Quant à la durée de vie, la campagne se boucle en 3 à 4 heures chrono en difficulté normale, une durée non pas courte, mais typique et parfaitement calibrée pour le jeu d’arcade. La durée de vie n’est pas une faiblesse, c’est une caractéristique du genre. On ne finit pas un beat’em up, on le maîtrise. Le véritable défi est dans la rejouabilité, encouragée par le mode Arcade, les scores à battre au classement en ligne, et la chasse aux défis pour débloquer les ultimes compétences. Ce level-up constant est ce qui justifie les inévitables sessions de grinding post-générique ; on revient pour chercher le niveau max de Beta Ray Bill, comme une obsession saine. Côté multijoueur, le jeu est limité à quatre participants en ligne ou en local, ce qui est la juste mesure pour conserver une lisibilité de l’action et plus de stratégie, contrairement au joyeux chaos de six joueurs.
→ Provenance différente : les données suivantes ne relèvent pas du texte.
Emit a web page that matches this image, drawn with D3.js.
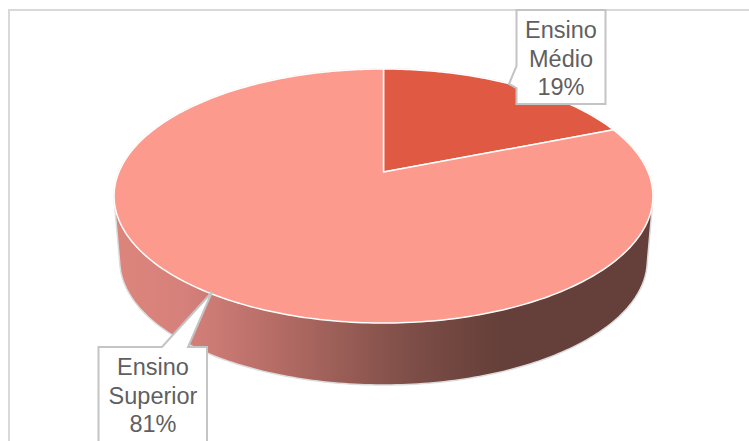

Moins de potes, mais plus de pizza, et surtout, moins de chaos ingérable à l’écran, ce qui permet de mieux exécuter les combos Tag-Team.

⭐️ Verdict Final : Le plaisir n’a pas d’âge
Points Positifs ✅
- Maîtrise Dotemu du genre Beat’em All et du pixel art.
- Système de Duo/Tag-Team qui renouvelle la formule tactique et évite la monotonie.
- Direction Artistique Pixel Art impeccable avec des animations somptueuses.
- Roster très varié, intelligent et respectueux du deep lore Marvel (Beta Ray Bill, She-Hulk, etc.).
- Performance parfaite et jouabilité idéale sur Steam Deck.
- Filtre CRT qui est un véritable acte de foi envers l’esthétique rétro.
Points Négatifs ❌
- Campagne Principale relativement courte (3-4h), typique du genre arcade, mais qui peut décevoir.
- Répétitivité inhérente au genre, qui demande une adhésion totale à la formule.
- Multijoueur limité à quatre joueurs (certains auraient aimé plus de chaos).
- Bande-son « compétente » mais sans thèmes aussi iconiques que Streets of Rage 4.
Marvel Cosmic Invasion n’est pas là pour réinventer la poudre, mais pour prouver qu’une formule ancienne peut être sublimée par un savoir-faire contemporain. Si vous cherchez un défouloir immédiat, gorgé de fan service et techniquement impeccable, vous êtes au bon endroit. Ce titre est un plaisir cosmique qui fait mouche et mérite sa place aux côtés des plus grands classiques du genre.
Un nouveau classique du Beat’em All à posséder absolument pour les nuits en co-op.